In fact, most job candidates dread this question hoping that the employer will just quote an agreeable figure.
This is especially true for those professionals transitioning from one profession to another, those who are starting their career and those who are getting promoted to an extremely senior position.
Mostly, nine times out of ten, when it comes to the salaries that NGO Jobs quote, most considerations put in place are their budget and staff that they already have in place.
So, for instance if this NGO is currently paying under market for those who are already employed there, you should also expect your salary offer to be the same unless you bring significant additional established value or expertise to the organization.
So how can you make a change to this old tradition?
1. Do your homework well
Arm yourself with proven facts and figures before that negotiating session bearing in mind that your employer, being in NGO or non-profit sector will want to cut down costs.
Take a good look at the organization. What’s the size of the budget? How much does the executive director make? And don’t limit yourself because such data is available widely on the internet.
Even if it’s in the public sector, make a wild guess and compare to get your own figure.
2. Put a price tag on your strengths
You want to argue yourself out from ‘what you can bring on the table’ point of view.
So, don’t shy away from blowing your own trumpet. It’s the only way to show the board that you are indeed useful and that you deserve more.
Try to calculate what you actually brought to your last job. How much money did you raise?
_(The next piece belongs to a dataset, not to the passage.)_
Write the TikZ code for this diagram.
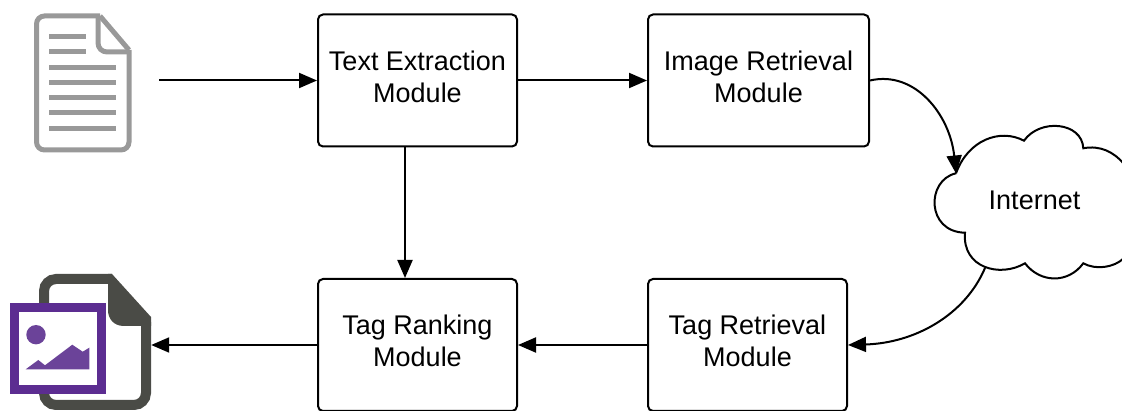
\documentclass[tikz,border=0pt]{standalone}
\usepackage{fontspec}
\setmainfont{Liberation Sans}
\usetikzlibrary{arrows.meta}
\definecolor{docgray}{HTML}{999999}
\definecolor{filedark}{HTML}{4A4B46}
\definecolor{picpurple}{HTML}{5C2D91}
\definecolor{hillpurple}{HTML}{6B4399}
\tikzset{
	modbox/.style={draw,line width=2pt,rounded corners=5pt,align=center,minimum height=132pt,font=\fontsize{27}{32}\selectfont,execute at end node={\rule[-8pt]{0pt}{8pt}}},
	iconbox/.style={minimum height=130pt,inner sep=0pt},
	link/.style={line width=2pt},
	docline/.style={docgray,line width=5pt}
}
\begin{document}
\begin{tikzpicture}[x=1pt,y=-1pt,>={Triangle[length=18pt,width=15pt]}]
		\useasboundingbox (0,0) rectangle (1122,411);
		% input document
		\draw [docgray,line width=5pt,rounded corners=8pt] (100,16)--(36.5,16)--(36.5,150)--(129,150)--(129,50);
		\draw [docgray,line width=5pt,line join=round] (129,50)--(100,16);
		\draw [docgray,line width=5pt,rounded corners=9pt] (98,16)--(98,52)--(129,52);
		\draw [docline] (49,37)--(86,37);
		\draw [docline] (49,52)--(86,52);
		\foreach \liney in {68,83,98,113,129}
			\draw [docline] (49,\liney)--(116,\liney);
		\node [iconbox,minimum width=150pt] (doc) at (84,81) {};
		% output image file
		\draw [filedark,line width=10pt,rounded corners=12pt] (112,279)--(44,279)--(44,405)--(146,405)--(146,322);
		\fill [filedark] (112,274)--(151,317)--(151,326)--(124,326) .. controls (113,326) and (108,318) .. (108,310)--(108,274)--cycle;
		\draw [picpurple,line width=9pt,fill=white] (14.5,308)rectangle(101,390);
		\fill [hillpurple] (36,334.7) circle(9.7pt);
		\fill [hillpurple] (25.7,369.3)--(38.3,360)--(45,365.3)--(72.3,344.7)--(82.7,351.7)--(89.3,347.7)--(89.3,369.3)--cycle;
		\node [iconbox,minimum width=142pt] (tagged) at (80,345) {};
		% modules
		\node [modbox,minimum width=199pt] (extract) at (417.5,80.5) {Text Extraction\\Module};
		\node [modbox,minimum width=221pt] (imgret) at (758.5,80.5) {Image Retrieval\\Module};
		\node [modbox,minimum width=199pt] (rank) at (417.5,345) {Tag Ranking\\Module};
		\node [modbox,minimum width=199pt] (tagret) at (747.5,345) {Tag Retrieval\\Module};
		% cloud
		\draw [line width=2pt] (956,173.3) .. controls (968,140) and (1000,128) .. (1024,140.7)
			.. controls (1040,118) and (1082,122) .. (1083.3,148.3)
			.. controls (1100,145) and (1114,152) .. (1124,164)
			(1124,258) .. controls (1114,268) and (1095,270) .. (1083.3,263.3)
			.. controls (1068,284) and (1040,283) .. (1025,263.3)
			.. controls (1000,278) and (962,268) .. (965,232.7)
			.. controls (926,232) and (926,180) .. (956,173.3);
		\node [font=\fontsize{27}{32}\selectfont] (internet) at (1034.5,200) {Internet};
		\coordinate (cloudin) at (956,173.5);
		\coordinate (cloudout) at (985,268);
		% connectors
		\draw [->,link] (doc.east|-extract.west)--(extract.west);
		\draw [->,link] (extract.east)--(imgret.west);
		\draw [->,link] ([xshift=-12.5pt]extract.south)--([xshift=-12.5pt]rank.north);
		\draw [->,link] (imgret.east) .. controls (915,70) and (950,115) .. (cloudin);
		\draw [->,link] (cloudout) .. controls (965,315) and (915,343) .. (tagret.east);
		\draw [->,link] (tagret.west)--(rank.east);
		\draw [->,link] (rank.west)--(tagged.east);
		\end{tikzpicture}
\end{document}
How many people did you help if it’s in an NGO or community-based center?
What processes did you put into place? Having that information at your fingertips will show that you know your stuff and will help you negotiate from a position of strength.
Must Read >>> How To Get A Job With An NGO in Kenya
3. Find a niche to fill
NGO Jobs in Kenya and any other Kenyan employers are now getting less interested in your qualifications and more focused on what are you specifically going to do to help the organization carry out its mission.
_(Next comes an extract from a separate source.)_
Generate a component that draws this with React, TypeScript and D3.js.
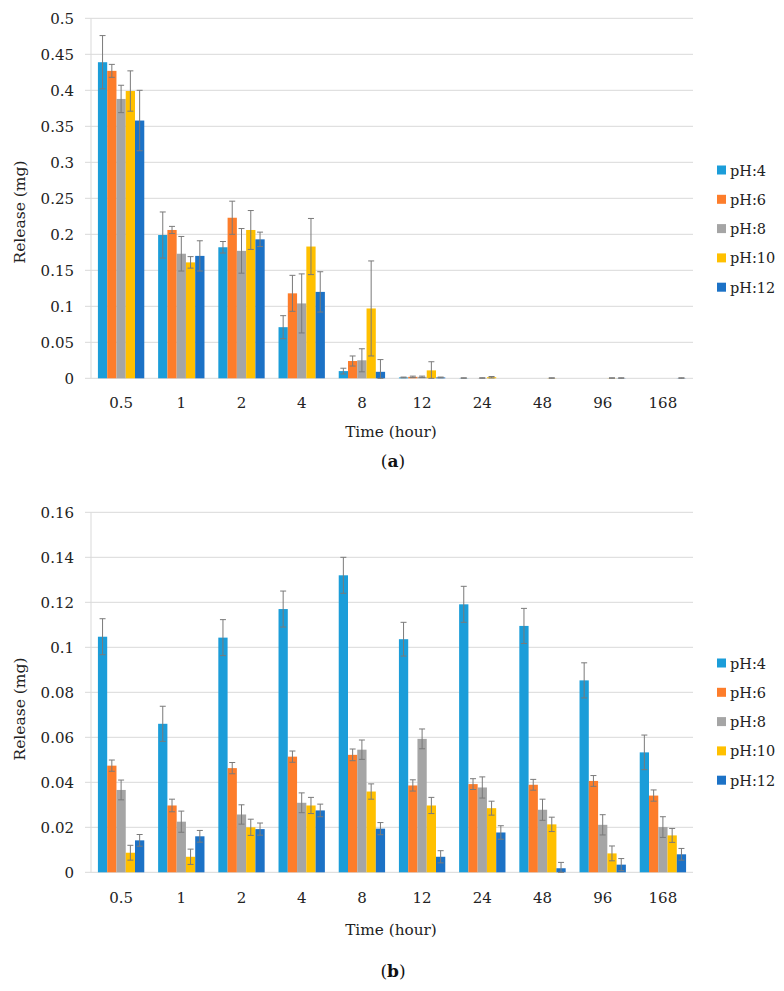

If you can demonstrate that you bring something the NGO Company really needs, then that is the key.
Do a research prior and get to know what the organization is missing out, then demonstrate how you can deliver this to them. With your usefulness, of course if they are convinced, then your salary figure will be a done deal.
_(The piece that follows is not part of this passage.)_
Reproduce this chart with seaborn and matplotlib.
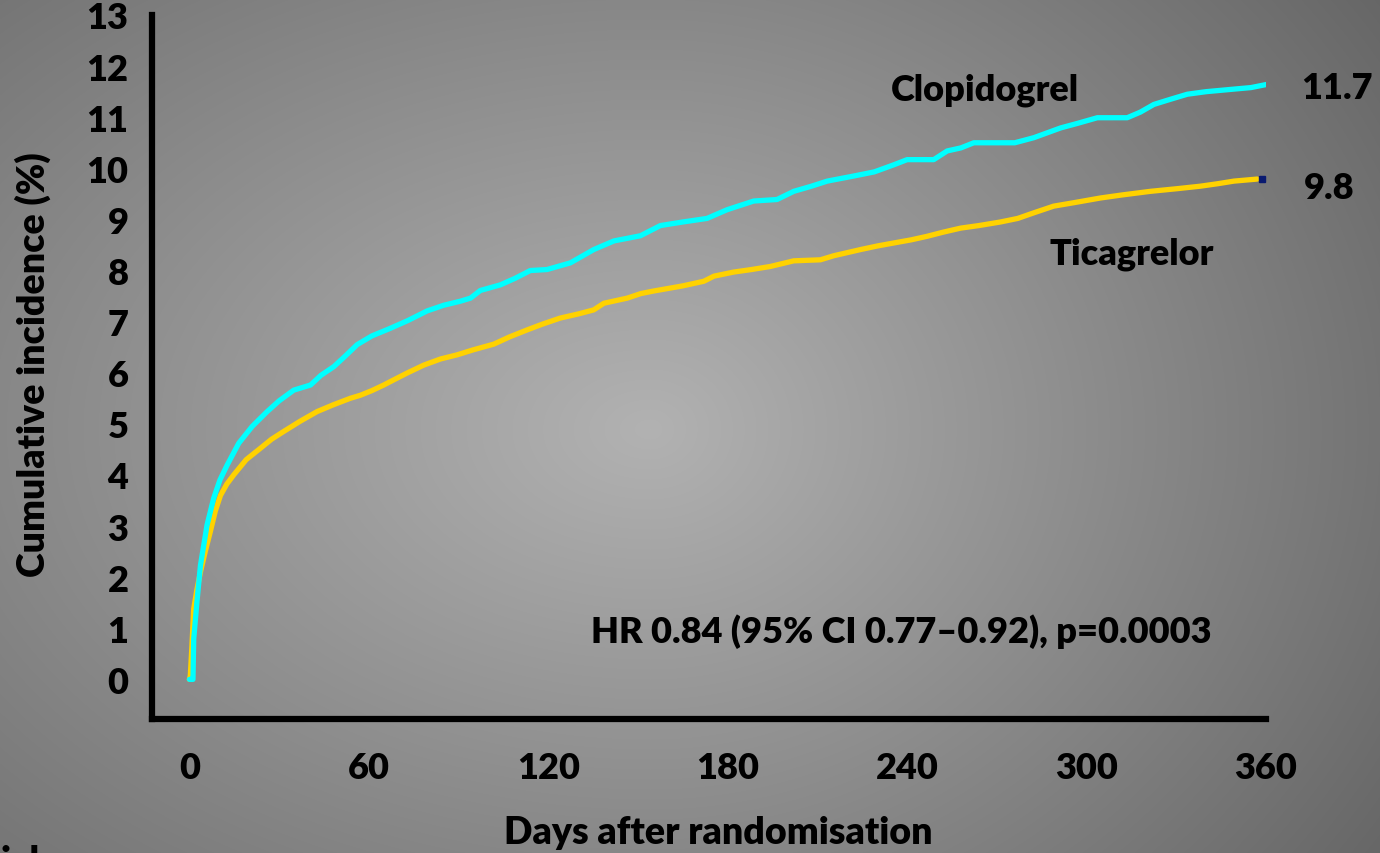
import numpy as np
import pandas as pd
import matplotlib
matplotlib.use("Agg")
import matplotlib.pyplot as plt
import seaborn as sns

# ---------------- data ----------------
clopi_days = [0, 1.2, 1.45, 2.5, 3.7, 5.9, 8.1, 10.2, 12.6, 16.5, 21, 26, 30, 34.9, 40.5, 44,
              48.3, 52, 56.1, 61, 67.2, 73, 79.5, 85, 90.6, 94, 97.3, 104, 109, 114, 119.6,
              127.4, 135.2, 142, 150.8, 157.5, 165, 173.1, 179.8, 188.7, 196.5, 202.1, 208,
              213.3, 222.2, 229, 235.6, 240, 248.9, 253.4, 258, 262.3, 271.2, 276, 282.4,
              291.3, 297, 303.6, 313.6, 318, 322.5, 328, 333.7, 340, 349.3, 355, 360.1]
clopi_vals = [0, 0, 0.79, 1.5, 2.23, 3.02, 3.54, 3.9, 4.19, 4.62, 4.95, 5.24, 5.45, 5.66, 5.76, 5.95,
              6.12, 6.32, 6.55, 6.72, 6.87, 7.02, 7.21, 7.32, 7.40, 7.46, 7.61, 7.72, 7.85, 8.0, 8.02,
              8.15, 8.41, 8.58, 8.68, 8.88, 8.95, 9.02, 9.19, 9.36, 9.39, 9.55, 9.65,
              9.75, 9.85, 9.93, 10.07, 10.17, 10.17, 10.34, 10.40, 10.5, 10.5, 10.5, 10.6,
              10.79, 10.88, 10.99, 10.99, 11.1, 11.25, 11.35, 11.45, 11.5, 11.55, 11.58, 11.64]

tica_days = [0, 0.3, 0.8, 1.45, 2.5, 3.7, 5.3, 7, 8.7, 10.4, 12.5, 14.8, 19, 23.7, 27.5, 31.5,
             37, 42.7, 48, 53.8, 57.2, 61, 65, 68.3, 73, 78.4, 84, 89.5, 95, 101.8, 107, 113,
             118, 124, 130, 135.2, 138.6, 146.4, 151, 155.3, 165, 172, 175.4, 182, 188, 194.3,
             202.1, 211, 215.5, 224.4, 230, 235.6, 241.3, 246.7, 252, 257.9, 264, 271.2, 277,
             282.4, 289, 296, 304.7, 312, 321.4, 330, 338, 344, 349.3, 357.1]
tica_vals = [0, 0.07, 0.6, 1.38, 1.75, 2.1, 2.5, 2.89, 3.3, 3.6, 3.82, 4.0, 4.3, 4.52, 4.7, 4.85,
             5.05, 5.24, 5.37, 5.5, 5.56, 5.65, 5.76, 5.86, 6.0, 6.15, 6.27, 6.35, 6.45, 6.56, 6.7, 6.84,
             6.95, 7.07, 7.15, 7.23, 7.36, 7.46, 7.55, 7.60, 7.7, 7.79, 7.89, 7.97, 8.02, 8.08,
             8.19, 8.21, 8.29, 8.41, 8.48, 8.54, 8.6, 8.67, 8.75, 8.83, 8.88, 8.95, 9.02,
             9.13, 9.26, 9.33, 9.42, 9.48, 9.55, 9.6, 9.65, 9.7, 9.75, 9.79]

end_marker_day = [358.8]
end_marker_val = [9.79]

x_ticks = [0, 60, 120, 180, 240, 300, 360]
y_ticks = list(range(0, 14))

final_labels = ["11.7", "9.8"]
final_label_y = [11.58, 9.62]
hr_text = "HR 0.84 (95% CI 0.77\u20130.92), p=0.0003"

# ---------------- style ----------------
sns.set_theme(style="white")
plt.rcParams['font.family'] = ['Lato', 'DejaVu Sans']
FW = 'heavy'

W, H = 1380, 854
fig = plt.figure(figsize=(W / 100, H / 100), dpi=100)

# radial gradient background
bg = fig.add_axes([0, 0, 1, 1], zorder=-10)
xx, yy = np.meshgrid(np.arange(W), np.arange(H))
cx, cy = 650, 430
sx = np.where(xx < cx, 950.0, 730.0)
r = np.sqrt(((xx - cx) / sx) ** 2 + ((yy - cy) / 620.0) ** 2)
g = np.clip(178 - 62 * r, 100, 200) / 255.0
bg.imshow(np.dstack([g, g, g]), aspect='auto', extent=[0, 1, 0, 1], origin='upper')
bg.set_axis_off()

ax = fig.add_axes([152 / W, (H - 720) / H, (1266 - 152) / W, (720 - 16) / H])
ax.patch.set_alpha(0)

df_t = pd.DataFrame({"day": tica_days, "val": tica_vals})
df_c = pd.DataFrame({"day": clopi_days, "val": clopi_vals})
sns.lineplot(data=df_t, x="day", y="val", ax=ax, color="#FFD200", lw=3.8,
             sort=False, estimator=None, zorder=3)
sns.lineplot(data=df_c, x="day", y="val", ax=ax, color="#00FFFF", lw=3.8,
             sort=False, estimator=None, zorder=4)
ax.plot(end_marker_day, end_marker_val, marker='s', ms=5, color="#0A1A70", lw=0, zorder=5)

ax.set_xlim(-12.5, 360)
ax.set_ylim(-0.775, 13.0)
ax.set_xticks(x_ticks)
ax.set_yticks(y_ticks)
ax.set_xticklabels([str(t) for t in x_ticks])
ax.set_yticklabels([str(t) for t in y_ticks])
ax.set_xlabel("")
ax.set_ylabel("")

for s in ["top", "right"]:
    ax.spines[s].set_visible(False)
for s in ["left", "bottom"]:
    ax.spines[s].set_color("black")
    ax.spines[s].set_linewidth(4.5)
    ax.spines[s].set_capstyle("projecting")

ax.tick_params(axis='both', which='major', direction='out', color='black',
               length=10, width=3.5, labelsize=26, labelcolor='black')
ax.tick_params(axis='y', pad=7)
ax.tick_params(axis='x', pad=13)
for lab in ax.get_xticklabels() + ax.get_yticklabels():
    lab.set_fontweight(FW)

# annotations
ax.text(234.4, 11.54, "Clopidogrel", fontsize=26, fontweight=FW, color='black',
        ha='left', va='center', clip_on=False)
ax.text(315, 8.34, "Ticagrelor", fontsize=26, fontweight=FW, color='black',
        ha='center', va='center', clip_on=False)
ax.text(383.6, final_label_y[0], final_labels[0], fontsize=26, fontweight=FW,
        color='black', ha='center', va='center', clip_on=False)
ax.text(381, final_label_y[1], final_labels[1], fontsize=26, fontweight=FW,
        color='black', ha='center', va='center', clip_on=False)
ax.text(238, 0.95, hr_text, fontsize=26, fontweight=FW, color='black',
        ha='center', va='center', clip_on=False)

fig.text(718 / W, (H - 833) / H, "Days after randomisation", fontsize=27,
         fontweight=FW, color='black', ha='center', va='center')
fig.text(33 / W, (H - 365) / H, "Cumulative incidence (%)", fontsize=27,
         fontweight=FW, color='black', ha='center', va='center', rotation=90)
fig.text(0.0, (H - 845) / H, "ial", fontsize=27, fontweight=FW, color='black',
         ha='left', va='top')

fig.savefig("out.png", dpi=100)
4. Identify the NGO Company’s future needs
If you are an established nonprofit employee who is seeking to negotiate higher salary then make sure that you familiarize yourself with the NGO’s charity’s strategic plan, if they have one and get access to it.
You will go into your review with an understanding of how your work is helping to achieve the goals laid out in the strategic plan
Nothing makes an employer happier than to meet with a job candidate who knows their company’s strategic plan and has their futures best interest at heart although deep down you understand the strategy.
With this in mind…
Remember that NGO jobs are a bit different from all other jobs in the Kenyan Job market.
If it’s a small non-profit start up, then be ready to have some real discussion on salary negotiation.
If it’s a developed NGO organization, your salary negotiation might be a bit easy.